DMITRI KABALEVSKY
Born St. Petersburg, 30 December 1904.
Died Moscow, 18 February 1987
OVERTURE TO COLAS BREUGNON
Composed 1936-38 and first performed in 1938 at the Leningrad State Opera. The score calls for solo violin, piccolo, 3 flutes, 3 oboes, 3 clarinets, 3 bassoons, contrabassoon, 4 horns, 3 trumpets, 3 trombones, tuba, timpani, bass drum, cymbals, triangle, tambourine, snare drum, xylophone, gong, harp, and strings. The work lasts approximately 5 minutes.
When Dmitri Kabalevsky became professor at the Moscow Conservatory in 1939, his accessible energetic style had earned him the approval of the communist authorities. The year before Kabalevsky premiered his opera, Colas Breugnon. Officials at the Ministry of Culture, guardians of the healthy political instincts of the working class, were pleased. They assumed the task of purging Soviet culture from the "decadent formalism" that could be heard in much of the west by this time. In Berlin, for example, Alban Berg had premiered his jarringly atonal opera, Wozzeck, back in 1925. The guardians of working class sensibilities were mollified by the conviction that Kabalevsky, at least, avoided such anti-proletarian methods.

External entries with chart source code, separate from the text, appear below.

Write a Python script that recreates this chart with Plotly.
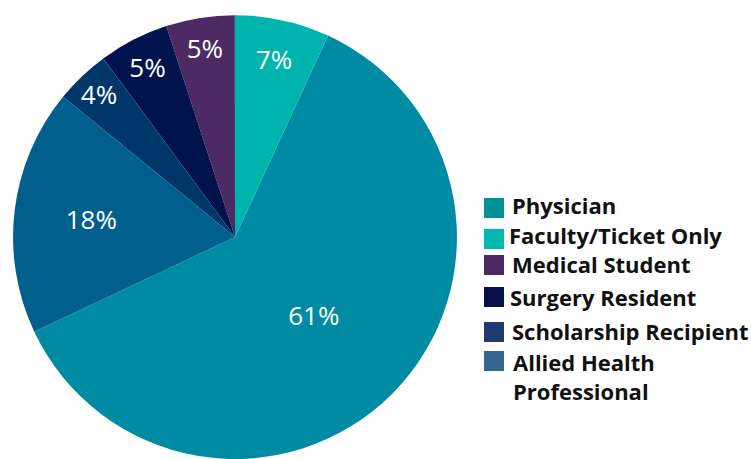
import plotly.graph_objects as go

labels = ["Physician", "Faculty/Ticket Only", "Medical Student", "Surgery Resident",
          "Scholarship Recipient", "Allied Health Professional"]
legend_text = ["Physician", "Faculty/Ticket Only", "Medical Student", "Surgery Resident",
               "Scholarship Recipient", "Allied Health<br>Professional"]
values = [61.1, 6.9, 5.0, 5.1, 4.0, 17.9]
colors = ["#008ba4", "#00b4ae", "#4e2a65", "#00134d", "#00376b", "#005f8d"]
legend_colors = ["#00929a", "#00b8b0", "#4a2863", "#07104a", "#1f3a70", "#336690"]

fig = go.Figure()
fig.add_trace(go.Pie(
    labels=labels,
    values=values,
    sort=False,
    direction="counterclockwise",
    rotation=24.8,
    marker=dict(colors=colors, line=dict(width=0)),
    texttemplate="%{percent:.0%}",
    textposition="inside",
    insidetextorientation="horizontal",
    textfont=dict(family="Open Sans", size=26, color="white"),
    hoverinfo="label+percent",
    domain=dict(x=[11 / 751, 459 / 751], y=[0, 0.967]),
    showlegend=False,
))

# custom legend (swatches + labels)
sw_y = [208, 239, 265, 297, 332, 361]
tx_y = [205.5, 235, 264, 297, 331, 376]
tx_x = [511, 508, 511, 509, 511, 512]
shapes = []
annotations = []
for i, lab in enumerate(legend_text):
    shapes.append(dict(type="rect", xref="paper", yref="paper",
                       x0=484 / 751, x1=504 / 751,
                       y0=1 - (sw_y[i] + 10) / 459, y1=1 - (sw_y[i] - 10) / 459,
                       fillcolor=legend_colors[i], line=dict(width=0)))
    annotations.append(dict(x=tx_x[i] / 751, y=1 - tx_y[i] / 459, xref="paper", yref="paper",
                            xanchor="left", yanchor="middle", align="left",
                            borderpad=0,
                            text="<b>" + lab + "</b>", showarrow=False,
                            font=dict(family="Open Sans", size=22, color="#111111")))

fig.update_layout(
    width=751, height=459,
    margin=dict(l=0, r=0, t=0, b=0),
    paper_bgcolor="white",
    plot_bgcolor="white",
    shapes=shapes,
    annotations=annotations,
    uniformtext=dict(minsize=26, mode="show"),
)

fig.write_html("out.html")
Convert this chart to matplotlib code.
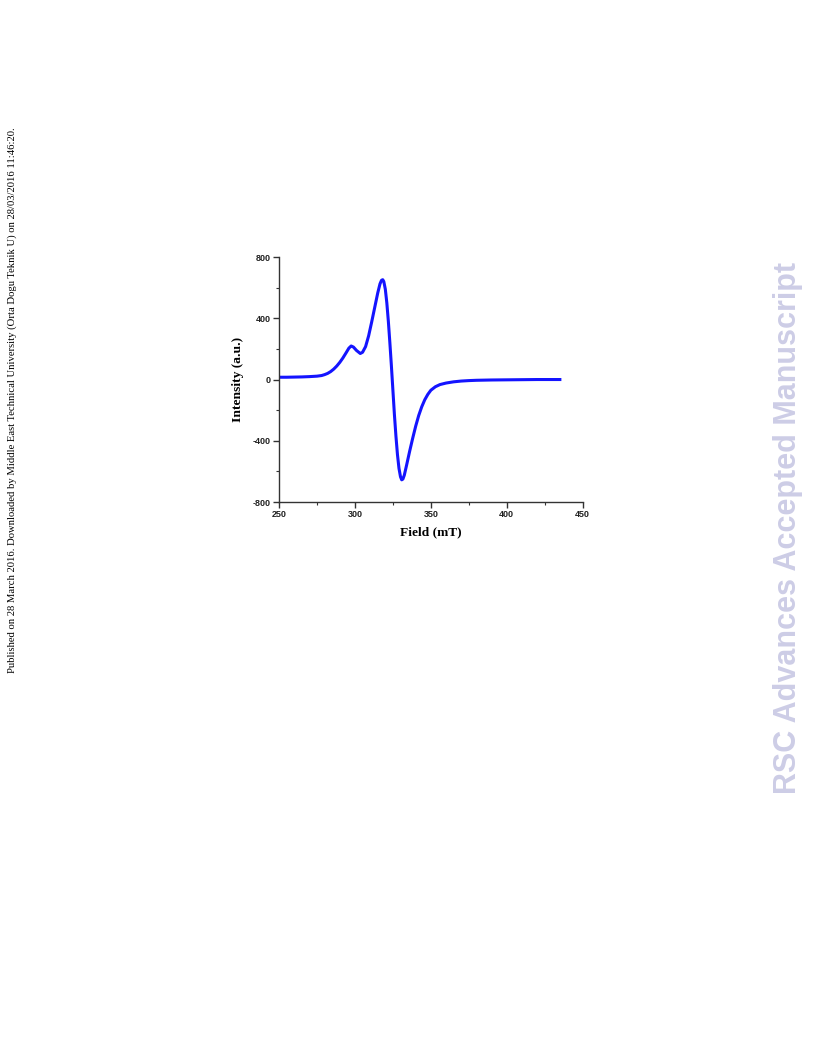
import numpy as np
import matplotlib.pyplot as plt
from matplotlib.ticker import MultipleLocator

plt.rcParams['axes.unicode_minus'] = False

# EPR spectrum
field = [250, 255, 260, 265, 270, 275, 278, 280, 282, 284, 286, 288, 290, 292, 294,
         296, 297.5, 299, 301, 303.5, 305, 307, 309, 311, 313, 315, 316.5, 317.5, 318.3,
         319, 320, 321, 322, 323, 324, 325, 326, 327, 328, 329, 330, 330.8, 331.6, 332.5,
         334, 336, 338, 340, 342, 344, 346, 348, 350, 353, 356, 360, 365, 370, 375, 380,
         390, 400, 410, 420, 430, 435]
intensity = [15, 15, 16, 17, 19, 22, 26, 32, 40, 52, 68, 88, 112, 140, 172,
             205, 219, 212, 190, 170, 178, 215, 285, 375, 470, 565, 625, 648, 652,
             640, 590, 500, 380, 240, 90, -70, -230, -370, -490, -580, -635, -655, -650, -625,
             -560, -470, -385, -305, -235, -178, -132, -97, -70, -47, -33, -23, -15, -10, -7, -5,
             -3, -2, -1, 0, 0, 0]

fig = plt.figure(figsize=(8.16, 10.56), dpi=100)
ax = fig.add_axes([0.342, 0.5246, 0.372, 0.232])

ax.plot(field, intensity, color='#1414ff', linewidth=2.2)

ax.set_xlim(250, 450)
ax.set_ylim(-800, 800)
ax.xaxis.set_major_locator(MultipleLocator(50))
ax.xaxis.set_minor_locator(MultipleLocator(25))
ax.yaxis.set_major_locator(MultipleLocator(400))
ax.yaxis.set_minor_locator(MultipleLocator(200))
ax.spines['top'].set_visible(False)
ax.spines['right'].set_visible(False)
for s in ['left', 'bottom']:
    ax.spines[s].set_color('#333333')
    ax.spines[s].set_linewidth(1.0)
ax.tick_params(which='major', direction='out', length=4, width=1, colors='#333333',
               labelsize=6.5, pad=2)
ax.tick_params(which='minor', direction='out', length=2.5, width=0.8, colors='#333333')
for lab in ax.get_xticklabels() + ax.get_yticklabels():
    lab.set_fontweight('bold')
    lab.set_family('Liberation Sans')
    lab.set_color('#222222')

ax.set_xlabel('Field (mT)', family='Liberation Serif', fontweight='bold', fontsize=9.6,
              labelpad=5)
ax.set_ylabel('Intensity (a.u.)', family='Liberation Serif', fontweight='bold', fontsize=9.7,
              labelpad=6)

fig.text(0.0147, 0.621, 'Published on 28 March 2016. Downloaded by Middle East Technical University '
         '(Orta Dogu Teknik U) on 28/03/2016 11:46:20.',
         rotation=90, family='Liberation Serif', fontsize=7.65, ha='center', va='center')
fig.text(0.966, 0.5, 'RSC Advances Accepted Manuscript', rotation=90,
         family='Liberation Sans', fontweight='bold', fontsize=22, color='#cdcde6',
         ha='center', va='center')

fig.savefig('out.png', dpi=100)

The overture of the opera is a brilliant romp in the conservative tradition. It is a rousing opening to the opera, beginning with driving passages, rhythmic intensity, and good humor, with a slower, lyrical middle section, and finishing with an exciting flourish. Kabalevsky creates a compelling overture within the constraints of the conservative style.
If Soviet authorities were reassured by the overture of the opera, they were equally enamored with its plot, for the story pits a noble worker against an evil aristocrat, a favorite theme of the community party. Based on a novel by the French author, Roman Rolland, entitled The Master of Clamecy, the opera tells of the master sculptor, Colas Breugnon, who loves a maiden named Selina. The duke of the province beguiles Selina, tricking her into rejecting Colas. Years later, a plague kills much of the village, including Colas' wife and family. In the confusion, Colas and Selina find each other again and fall in love. The enraged duke destroys all of Colas' artworks. Colas exacts revenge when he is commissioned to carve a monument of the duke, and in the final scene Colas unveils a sculpture of him riding backwards on a donkey.
The communist authorities, in their self-righteous indignation against the aristocracy, seem to have missed the double entendre of a political regime that imposes its will on the artists of its realm. The irony could hardly have been lost on the composer. Still, Kabalevsky managed to keep a low enough political profile, so that in 1948, when the communist party condemned so many of his fellow composers, including Prokofiev and Shostakovich, for musical decadence, Kabalevsky was spared. He managed to continue working within the system, and created music that found universal appeal, even if it did not extend the boundaries of musical expression.